In that suspended hour when day surrenders to night, when the last amber light dissolves into indigo darkness, artists have found their most profound inspiration. This is the blue hour—l'heure bleue—that liminal space where consciousness drifts between the tangible and the transcendent, where shadows become repositories of memory and longing.
Turner's "The Dark Rigi, the Lake of Lucerne" emerges from this threshold like a whispered prayer, its watercolor washes capturing that breathless moment before dawn breaks. The mountain rises from darkened waters, a silent sentinel witnessing the eternal dialogue between light and shadow. This is where our journey begins—in that pre-dawn stillness where possibility hangs suspended.
As twilight deepens, we encounter Friedrich's solitary wanderers, those archetypal figures who populate the Romantic imagination. In "A Walk at Dusk," a lone figure contemplates mortality beneath a waxing moon, while "Two Men Contemplating the Moon" presents companionship in contemplation, two souls united in wonder before the celestial mystery. Friedrich understood that dusk amplifies our existential questioning—in "The Lonely Tree," that ancient oak stands sentinel against the vast sky, embodying endurance in the face of cosmic indifference.
Whistler transforms these twilight meditations into pure atmosphere. His "Nocturne in Blue and Silver" series dissolves the Thames into shimmering abstraction, where gas lamps become jewels scattered across velvet darkness. These are not mere landscapes but symphonies in paint, where color and tone achieve the condition of music. In "Grand Canal, Amsterdam; Nocturne," the watercolor medium allows light to bleed through darkness like memory seeping through consciousness.
Van Gogh brings electric urgency to the night hours. "Starry Night Over the Rhône" pulsates with cosmic energy, its golden reflections dancing across dark waters while stars wheel overhead in supernatural brightness. His "Café Terrace at Night" transforms a simple street scene into something mystical—yellow light spills from the café like warmth itself, creating an oasis of human connection against the infinite night. Even in the intimacy of "The Bedroom in Arles," shadows speak of solitude and the artist's restless spirit.
The blue hour carries within it the weight of melancholy, that beautiful sadness that Romantic artists understood as essential to the human condition. Munch's "Melancholy" captures this perfectly—a brooding figure lost in contemplation while distant lovers emphasize his isolation. In "Death in the Sickroom," the twilight of life itself becomes palpable, family members frozen in grief's tableau, each lost in private sorrow.

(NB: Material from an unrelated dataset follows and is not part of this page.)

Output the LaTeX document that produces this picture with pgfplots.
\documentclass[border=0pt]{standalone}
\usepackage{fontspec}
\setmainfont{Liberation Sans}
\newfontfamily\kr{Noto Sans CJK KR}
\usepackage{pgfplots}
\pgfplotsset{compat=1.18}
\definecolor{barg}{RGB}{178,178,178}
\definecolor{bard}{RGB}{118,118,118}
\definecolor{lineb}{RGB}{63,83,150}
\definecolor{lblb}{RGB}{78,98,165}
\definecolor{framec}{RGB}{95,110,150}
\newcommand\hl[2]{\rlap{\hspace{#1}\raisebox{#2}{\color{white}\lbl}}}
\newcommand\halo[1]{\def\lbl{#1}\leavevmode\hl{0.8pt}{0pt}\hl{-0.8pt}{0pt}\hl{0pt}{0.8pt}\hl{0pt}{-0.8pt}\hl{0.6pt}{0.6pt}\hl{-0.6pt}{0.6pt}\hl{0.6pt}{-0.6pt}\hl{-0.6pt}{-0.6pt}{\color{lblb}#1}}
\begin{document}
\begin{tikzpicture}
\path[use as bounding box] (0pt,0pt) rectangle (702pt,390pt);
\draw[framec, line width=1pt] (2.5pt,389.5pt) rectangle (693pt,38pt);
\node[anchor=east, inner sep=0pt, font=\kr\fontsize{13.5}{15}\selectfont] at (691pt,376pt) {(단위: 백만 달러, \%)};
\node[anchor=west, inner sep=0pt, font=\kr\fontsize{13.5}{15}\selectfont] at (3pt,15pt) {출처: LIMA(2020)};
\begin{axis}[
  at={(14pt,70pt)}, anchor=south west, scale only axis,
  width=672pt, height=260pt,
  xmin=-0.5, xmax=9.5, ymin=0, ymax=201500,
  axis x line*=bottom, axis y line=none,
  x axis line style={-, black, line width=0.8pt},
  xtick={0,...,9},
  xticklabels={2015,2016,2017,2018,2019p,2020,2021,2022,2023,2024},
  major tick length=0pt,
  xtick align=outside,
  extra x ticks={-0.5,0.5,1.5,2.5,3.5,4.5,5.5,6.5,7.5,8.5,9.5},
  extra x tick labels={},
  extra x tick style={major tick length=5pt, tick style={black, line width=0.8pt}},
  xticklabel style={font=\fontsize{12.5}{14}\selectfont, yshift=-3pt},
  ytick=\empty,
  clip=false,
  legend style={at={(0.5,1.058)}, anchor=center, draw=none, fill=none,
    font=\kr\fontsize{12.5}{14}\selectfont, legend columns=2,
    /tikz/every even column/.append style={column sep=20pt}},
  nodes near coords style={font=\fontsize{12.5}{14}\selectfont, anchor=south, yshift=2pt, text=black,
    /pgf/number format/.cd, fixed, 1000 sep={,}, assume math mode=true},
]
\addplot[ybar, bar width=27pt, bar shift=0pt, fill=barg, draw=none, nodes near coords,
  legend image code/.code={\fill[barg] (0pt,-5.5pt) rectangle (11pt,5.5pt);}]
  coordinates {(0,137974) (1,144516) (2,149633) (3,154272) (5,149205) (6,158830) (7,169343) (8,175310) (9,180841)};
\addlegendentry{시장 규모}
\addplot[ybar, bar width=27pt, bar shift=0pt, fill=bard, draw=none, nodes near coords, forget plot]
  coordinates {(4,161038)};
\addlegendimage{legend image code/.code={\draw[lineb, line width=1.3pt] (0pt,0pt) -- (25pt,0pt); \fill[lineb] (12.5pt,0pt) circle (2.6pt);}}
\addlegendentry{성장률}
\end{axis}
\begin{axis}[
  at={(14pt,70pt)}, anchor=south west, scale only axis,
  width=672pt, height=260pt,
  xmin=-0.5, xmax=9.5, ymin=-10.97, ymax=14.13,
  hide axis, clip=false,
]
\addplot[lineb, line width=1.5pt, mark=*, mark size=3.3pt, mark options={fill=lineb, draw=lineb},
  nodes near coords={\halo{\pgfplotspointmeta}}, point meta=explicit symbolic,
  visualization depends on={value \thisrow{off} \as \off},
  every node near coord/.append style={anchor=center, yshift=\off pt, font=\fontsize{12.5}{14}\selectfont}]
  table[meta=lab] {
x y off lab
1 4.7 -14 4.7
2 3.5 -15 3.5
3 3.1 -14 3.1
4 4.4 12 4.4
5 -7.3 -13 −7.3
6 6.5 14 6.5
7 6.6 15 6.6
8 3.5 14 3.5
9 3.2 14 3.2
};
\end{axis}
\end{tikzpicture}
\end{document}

Kuindzhi's "Night on the Dnieper" achieves an almost supernatural luminosity, the moon's reflection creating a silver pathway across dark waters—a metaphor for the soul's journey through uncertainty toward enlightenment. Palmer's "The Rising Moon" offers pastoral comfort, its etched lines creating a sanctuary where shepherd and flock find peace beneath celestial protection.
As night deepens into its darkest hours, we find strange comfort in illuminated interiors. Hopper's "East Side Interior" reveals a solitary woman pausing in her work, caught between the domestic sphere and the mysterious world beyond her window. Friedrich's "Lady on the Staircase" shows Caroline ascending toward light, a moving meditation on hope and transcendence.
The blue hour ultimately reveals itself as a mirror of human consciousness—that twilight realm where reason yields to intuition, where the veil between visible and invisible grows thin. These artists understood that in darkness, we discover not absence but presence—the presence of mystery, of beauty, of the infinite questions that make us most profoundly human. In surrendering to shadow and silence, we find ourselves illuminated.